If you Google ‘WebMD for cars’ the results are kind of murky. I expected to see at least three or four featured websites at the top of the page touting themselves as the best online location to diagnose your sick car. Maybe I should compile a team of certified auto technicians and car experts, recruit a web designer, and register a catchy domain name. Nah, too much work. Somebody get on that and let me know how it turns out.
A few years ago, my car started to make a funny noise. Happens to everybody at some point, right? Things like this always scare the bejeezus out of me because I know as much about cars as my mom knows about the 1990 Cincinnati Reds bullpen. When something goes wrong with my car I am at the complete mercy of the closest person supplying advice or a diagnosis.
I was tooling down the highway one South Carolina summer morning when what sounded like a can of green beans fell out from underneath my car and began dragging on the pavement. I arrived at work and solicited the help of my coworkers. “What does it mean when canned goods fall off of your undercarriage?”, I asked. After clarifying that this was an auto-related query and not something that a Valtrex perscription could clear up, one of my “friends” said, “Let me take a look at it, probably something common.” He made his way out to the parking lot with a confident stride, reminiscent of “Stone Cold” Steve Austin stomping down the ramp to a WWE ring to give Vince McMahon the how-to and the what-for. After a brief inspection of my undercarriage, he somehow gathered his thoughts and summoned the ability to deliver the most dead serious straight faced diagnosis he could. “It’s your flange. Call Firestone and just tell them you need a new flange for a 1994 Oldsmobile”, he enlightened me. “It’s not a big deal, they should have one in stock, have ya in and out in no time”, he continued. “That’s great!”, I replied, “I’m so relieved, good thing you know so much about cars!”

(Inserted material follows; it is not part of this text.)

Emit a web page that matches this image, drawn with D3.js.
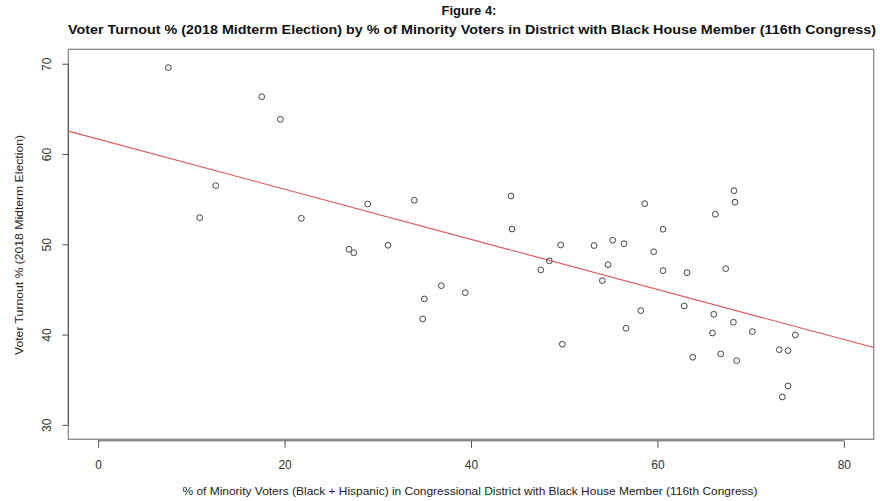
<!DOCTYPE html>
<html>
<head>
<meta charset="utf-8">
<script src="https://cdn.jsdelivr.net/npm/d3@7"></script>
<style>
  html, body { margin: 0; padding: 0; background: #fff; }
  svg { display: block; font-family: "Liberation Sans", Arial, sans-serif; }
</style>
</head>
<body>
<svg id="chart" width="880" height="501"></svg>
<script>
// % minority voters (Black + Hispanic) in each district
const minorityPct = [
  7.53, 17.55, 19.55, 12.62, 10.90, 21.80, 28.92, 33.92, 26.91, 27.42,
  31.10, 36.82, 39.39, 34.99, 34.82, 44.29, 44.40, 49.62, 48.40, 47.48,
  49.80, 68.21, 68.32, 58.64, 66.21, 60.60, 53.20, 55.20, 56.41, 59.60,
  54.70, 54.09, 60.60, 63.17, 67.32, 62.88, 66.04, 58.21, 56.63, 68.15,
  65.90, 70.18, 74.79, 73.07, 74.01, 63.79, 66.79, 68.50, 74.01, 73.40
];
// 2018 midterm voter turnout % for the same districts
const turnoutPct = [
  69.57, 66.35, 63.85, 56.50, 52.95, 52.88, 54.47, 54.88, 49.45, 49.07,
  49.89, 45.42, 44.64, 43.95, 41.73, 55.35, 51.69, 49.93, 48.16, 47.16,
  38.93, 55.94, 54.66, 54.50, 53.33, 51.67, 49.86, 50.45, 50.07, 49.18,
  47.74, 45.97, 47.08, 46.86, 47.30, 43.17, 42.25, 42.65, 40.70, 41.37,
  40.18, 40.33, 39.96, 38.33, 38.22, 37.49, 37.86, 37.11, 34.31, 33.09
];
// Fitted linear trend: turnout = intercept + slope * minority
const fitIntercept = 61.65;
const fitSlope = -0.2775;

const xTicks = [0, 20, 40, 60, 80];
const yTicks = [30, 40, 50, 60, 70];
const xLimits = [0, 80];
const yLimits = [30, 70];

const titleLines = [
  "Figure 4:",
  "Voter Turnout % (2018 Midterm Election) by % of Minority Voters in District with Black House Member (116th Congress)"
];
const xTitle = "% of Minority Voters (Black + Hispanic) in Congressional District with Black House Member (116th Congress)";
const yTitle = "Voter Turnout % (2018 Midterm Election)";

const points = minorityPct.map((x, i) => ({ x, y: turnoutPct[i] }));

const svg = d3.select("#chart");
const box = { left: 68.3, right: 873.7, top: 49.3, bottom: 439.3 };

// 4% padding on each side of the limits, as in base graphics
const pad = (lim) => { const r = lim[1] - lim[0]; return [lim[0] - 0.04 * r, lim[1] + 0.04 * r]; };

const x = d3.scaleLinear().domain(pad(xLimits)).range([box.left, box.right]);
const y = d3.scaleLinear().domain(pad(yLimits)).range([box.bottom, box.top]);

// Title
svg.append("text")
  .attr("x", 469).attr("y", 14.5)
  .attr("text-anchor", "middle")
  .attr("font-weight", "bold").attr("font-size", 13)
  .attr("fill", "#111")
  .text(titleLines[0]);
svg.append("text")
  .attr("x", 472).attr("y", 33.5)
  .attr("text-anchor", "middle")
  .attr("font-weight", "bold").attr("font-size", 13)
  .attr("fill", "#111")
  .attr("textLength", 808).attr("lengthAdjust", "spacingAndGlyphs")
  .text(titleLines[1]);

// Plot box
svg.append("rect")
  .attr("x", box.left).attr("y", box.top)
  .attr("width", box.right - box.left).attr("height", box.bottom - box.top)
  .attr("fill", "none").attr("stroke", "#8a8a8a").attr("stroke-width", 1.3);

// X axis
const xAxis = svg.append("g")
  .attr("transform", `translate(0,${box.bottom + 1.5})`)
  .call(d3.axisBottom(x).tickValues(xTicks).tickSize(7).tickPadding(13).tickSizeOuter(0));
xAxis.select(".domain").remove();
xAxis.append("line")
  .attr("x1", x(xTicks[0])).attr("x2", x(xTicks[xTicks.length - 1]))
  .attr("stroke", "#555").attr("stroke-width", 1);
xAxis.selectAll(".tick line").attr("stroke", "#555");
xAxis.selectAll(".tick text")
  .attr("font-size", 12).attr("fill", "#333")
  .attr("font-family", "Liberation Sans, Arial, sans-serif");

// Y axis (labels rotated, parallel to the axis)
const yAxis = svg.append("g")
  .attr("transform", `translate(${box.left},0)`)
  .call(d3.axisLeft(y).tickValues(yTicks).tickSize(6).tickSizeOuter(0));
yAxis.select(".domain")
  .attr("d", `M0,${y(yTicks[0])}V${y(yTicks[yTicks.length - 1])}`)
  .attr("stroke", "#555");
yAxis.selectAll(".tick line").attr("stroke", "#555");
yAxis.selectAll(".tick text")
  .attr("x", null).attr("dy", null)
  .attr("transform", "translate(-17,0) rotate(-90)")
  .attr("text-anchor", "middle")
  .attr("font-size", 12).attr("fill", "#333")
  .attr("font-family", "Liberation Sans, Arial, sans-serif");

// Axis titles
svg.append("text")
  .attr("x", 470).attr("y", 495)
  .attr("text-anchor", "middle")
  .attr("font-size", 11).attr("fill", "#222")
  .attr("textLength", 575).attr("lengthAdjust", "spacingAndGlyphs")
  .text(xTitle);
svg.append("text")
  .attr("transform", `translate(22.5,${245}) rotate(-90)`)
  .attr("text-anchor", "middle")
  .attr("font-size", 11).attr("fill", "#222")
  .attr("textLength", 220).attr("lengthAdjust", "spacingAndGlyphs")
  .text(yTitle);

// Clip to the plot region
svg.append("clipPath").attr("id", "plotClip")
  .append("rect")
  .attr("x", box.left).attr("y", box.top)
  .attr("width", box.right - box.left).attr("height", box.bottom - box.top);

// Trend line across the full plot width
const [xd0, xd1] = x.domain();
svg.append("line")
  .attr("clip-path", "url(#plotClip)")
  .attr("x1", x(xd0)).attr("y1", y(fitIntercept + fitSlope * xd0))
  .attr("x2", x(xd1)).attr("y2", y(fitIntercept + fitSlope * xd1))
  .attr("stroke", "#e05555").attr("stroke-width", 1.1);

// Open-circle points
svg.append("g")
  .selectAll("circle")
  .data(points)
  .join("circle")
  .attr("cx", d => x(d.x))
  .attr("cy", d => y(d.y))
  .attr("r", 2.9)
  .attr("fill", "none")
  .attr("stroke", "#444")
  .attr("stroke-width", 1);
</script>
</body>
</html>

I made my way into the office and looked up the nearest Firestone in the yellow pages. I guess in retrospect I did sort of wonder why he and all of our other coworkers were gathered around to watch me make the call. I dialed. The Firestone employee answered the phone. I confidently explained my “common” problem and awaited his response. “Your what?”, he inquired. “What the hell is a flange? Hang on…” [holding the phone away from his face] “Hey Johnny! Got some guy on the phone sayin’ his Olds needs a new flange?!” [laughter] “Sir, I’m not sure I understand what it is you need”, he continued [more laughter from the other end of the phone and from my office full of “friends”]. “Umm, I guess I’d better call you back”, I replied and ended the call. I turned to my cohorts, “No such thing as a flange, is there?” Their unbridled laughter answered that question. Sure would be nice to have a website where I could do research when something goes wrong with my car.
Footnote: to the friend/coworker who “helped” me figure out what was wrong with my car that day: I know you are reading this and yours is coming… four words for ya…. “I need some shoes!”
Holy crap! And is this what led to the purchase of the Pathfinder? 😉
pretty much! That, and as you know the fact that driving my dad’s old Oldsmobile was NOT cool. Thanks for commenting!